Targeting highly visible areas[edit]
If your LID integration strategy involves highly visible LID practices, consider targeting areas with high-volume pedestrian traffic. This can help promote LID's visibility among the public and increase support for future LID projects.
Targeting pollution prevention opportunities[edit]
On some municipal sites, pollution prevention techniques and strategies outlined in Chapter 2 are the best approaches to mitigating the environmental impact of your site. Retrofits of municipal works yards require a different approach than other land uses discussed in this guide. Works yards do not offer substantial opportunities for public interaction. LID retrofits should focus primarily on reducing pollution generated on-site. Fuelling stations, waste storage areas, truck washing stations, sand and salt storage, staging areas and water conveyance features are ideal for pollution prevention.
Source areas[edit]
The best LID option for your site will depend what source areas are present.

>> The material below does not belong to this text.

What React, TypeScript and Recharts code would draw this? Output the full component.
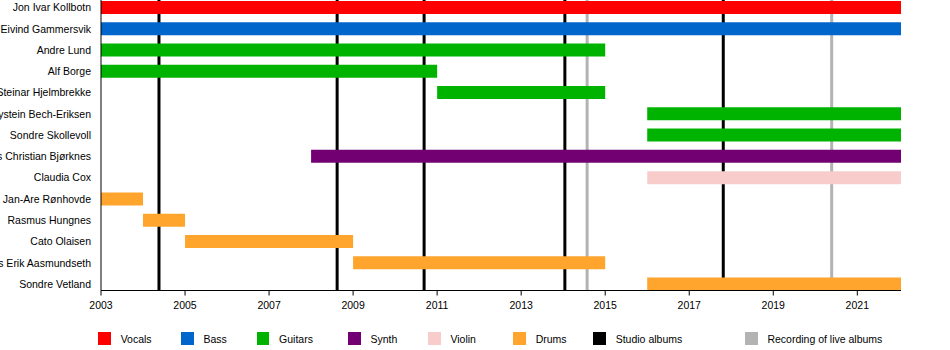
import React from 'react';
import { ComposedChart, Bar, XAxis, YAxis, ReferenceLine, Cell } from 'recharts';

const END = 2022.04;

const members = [
  'Jon Ivar Kollbotn',
  'Eivind Gammersvik',
  'Andre Lund',
  'Alf Borge',
  'Steinar Hjelmbrekke',
  'Øystein Bech-Eriksen',
  'Sondre Skollevoll',
  'Lars Christian Bjørknes',
  'Claudia Cox',
  'Jan-Are Rønhovde',
  'Rasmus Hungnes',
  'Cato Olaisen',
  'Lars Erik Aasmundseth',
  'Sondre Vetland',
];
const memberRoles = [
  'Vocals', 'Bass', 'Guitars', 'Guitars', 'Guitars', 'Guitars', 'Guitars',
  'Synth', 'Violin', 'Drums', 'Drums', 'Drums', 'Drums', 'Drums',
];
const starts = [2003, 2003, 2003, 2003, 2011, 2016, 2016, 2008, 2016, 2003, 2004, 2005, 2009, 2016];
const ends = [END, END, 2015, 2011, 2015, END, END, END, END, 2004, 2005, 2009, 2015, END];

const roleNames = ['Vocals', 'Bass', 'Guitars', 'Synth', 'Violin', 'Drums'];
const roleColors = ['#ff0000', '#0066cc', '#00b300', '#730073', '#f9cccc', '#ffa42c'];

const studioAlbums = [2004.38, 2008.62, 2010.69, 2014.04, 2017.81];
const liveAlbums = [2014.57, 2020.39];

const yearTicks = [2003, 2005, 2007, 2009, 2011, 2013, 2015, 2017, 2019, 2021];

const legendItems = [
  ...roleNames.map((n, i) => ({ name: n, color: roleColors[i] })),
  { name: 'Studio albums', color: '#000000' },
  { name: 'Recording of live albums', color: '#b3b3b3' },
];
const legendX = [98.3, 181, 256.7, 348, 428, 513.3, 593.3, 745];

const rows = members.map((m, i) => ({
  name: m,
  span: [starts[i], ends[i]],
  color: roleColors[roleNames.indexOf(memberRoles[i])],
}));

const FONT = '"Liberation Sans", Arial, sans-serif';
const MARGIN = { top: 0, right: 49, bottom: 29.5, left: 0 };
const YPAD = { top: -3.1, bottom: -4.3 };

const NameTick = (props: any) => {
  const { x, y, payload } = props;
  return (
    <text x={x} y={y} dy="0.355em" textAnchor="end" fill="#000" fontSize={10.5} fontFamily={FONT}>
      {payload.value}
    </text>
  );
};

export default function App() {
  return (
    <div style={{ position: 'absolute', left: 0, top: 0, width: 950, height: 350, background: '#fff', fontFamily: FONT }}>
      <div style={{ position: 'absolute', left: 0, top: 0 }}>
        <ComposedChart layout="vertical" width={950} height={350} data={rows} margin={MARGIN}>
          <XAxis type="number" domain={[2003, END]} ticks={yearTicks} allowDataOverflow height={30} tick={false} axisLine={false} tickLine={false} />
          <YAxis type="category" dataKey="name" width={101} padding={YPAD} tick={false} axisLine={false} tickLine={false} />
          {studioAlbums.map((x) => (
            <ReferenceLine key={'s' + x} x={x} stroke="#000" strokeWidth={3} />
          ))}
          {liveAlbums.map((x) => (
            <ReferenceLine key={'l' + x} x={x} stroke="#b3b3b3" strokeWidth={3} />
          ))}
        </ComposedChart>
      </div>
      <div style={{ position: 'absolute', left: 0, top: 0 }}>
        <ComposedChart layout="vertical" width={950} height={350} data={rows} margin={MARGIN}>
          <XAxis
            type="number"
            domain={[2003, END]}
            ticks={yearTicks}
            allowDataOverflow
            height={30}
            stroke="#000"
            tickSize={5}
            tickMargin={6}
            tick={{ fill: '#000', fontSize: 10.5, fontFamily: FONT }}
            axisLine={{ stroke: '#000' }}
            tickLine={{ stroke: '#000' }}
          />
          <YAxis
            type="category"
            dataKey="name"
            width={101}
            padding={YPAD}
            tickSize={0}
            tickMargin={10}
            interval={0}
            tick={<NameTick />}
            axisLine={{ stroke: '#000' }}
            tickLine={false}
          />
          <Bar dataKey="span" barSize={13} isAnimationActive={false}>
            {rows.map((r, i) => (
              <Cell key={i} fill={r.color} />
            ))}
          </Bar>
        </ComposedChart>
      </div>
      {legendItems.map((it, i) => (
        <div key={it.name} style={{ position: 'absolute', left: legendX[i], top: 331.5 }}>
          <div style={{ position: 'absolute', left: 0, top: 0, width: 12.7, height: 13.3, background: it.color }} />
          <div style={{ position: 'absolute', left: 22.4, top: 1, whiteSpace: 'nowrap', fontSize: 10.5, lineHeight: '13px', color: '#000' }}>
            {it.name}
          </div>
        </div>
      ))}
    </div>
  );
}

Types of source areas include:
- Active use areas
- Passive use areas
- Pedestrian walkways
- Internal driveways
- Parking lots
On municipal sites, pollution prevention is often associated with changes to operations and maintenance practices and has not been included in the table below.
Source area | Permeable pavement | Bioretention | Enhanced grass swales / bioswales | Green roofs | Soakaways and infiltration trenches | Perforated pipe systems | Rainwater harvesting | Landscape alternatives | Prefabricated modules | Pollution prevention |
---|---|---|---|---|---|---|---|---|---|---|
Active use area | ** | ** | ** | o | ** | * | o | * | o | ** |
Passive use area | o | ** | * | o | ** | ** | o | ** | ** | ** |
Pedestrian walkway | ** | ** | ** | o | ** | * | o | * | * | ** |
Internal driveway | ** | ** | ** | o | ** | ** | o | o | ** | ** |
Parking lot | ** | ** | ** | o | ** | ** | o | o | ** | ** |
Building | * | * | * | ** | ** | * | ** | o | o | ** |
Large-scale projects require significantly more effort, budget, and staff than small-scale projects. Large-scale LID retrofits include:
- Bioretention
- Enhanced grass swales
- Bioswales
- Perforated pipe systems
- Permeable pavement
- Soakaways
- Infiltration chambers
- Rainwater harvesting (excluding rain barrels)
- Prefabricated modules
- Green roofs
Consider a large-scale project if your municipality or department would like to be a leader in sustainability. Large-scale projects are often highly visible and attract more public attention. Large-scale projects may also be the only solution to site-specific challenges. For example, if site infrastructure is at risk as a result of urban flooding, LID practices that detain large volumes of runoff and encourage infiltration are the most viable LID options. Before starting a large-scale retrofit project, consider the following distinctions that set these retrofits apart from small-scale projects.
Integration with capital works programs[edit]
Most large-scale LID retrofits must function with existing site infrastructure, such as storm sewers, catch basins, and pavement systems. The construction of large-scale LID practices often requires these systems to be removed, exposed, or replaced. The best time for this type of project to occur is when an infrastructure replacement or rehabilitation project is already planned.
When LID retrofits are worked into other construction projects, such as parking lot repaving, or grading or drainage improvements, there can be substantial cost savings. Whether big or small, every municipality spends relatively large sums of money and substantial time planning for major capital projects. This includes redevelopment of public building and spaces. Many communities who have undertaken retrofits recognize that even if a relatively small portion of the project funds goes towards LID retrofits, they can retrofit large impervious surfaces and avoid new stormwater management infrastructure projects17.
Municipal facility rehabilitation is typically forecast well in advance of the project. Parking lot paving is typically worked into municipal budgets based on expected life cycle and observed wear. As such, funds may be set aside prior to the project planning phases. Long-term forecast budgets may also be available for site revitalizations or expansions. These budget forecasts provide opportunities to compare the capital and life-cycle costs and benefits of the conventional construction project and LID retrofit.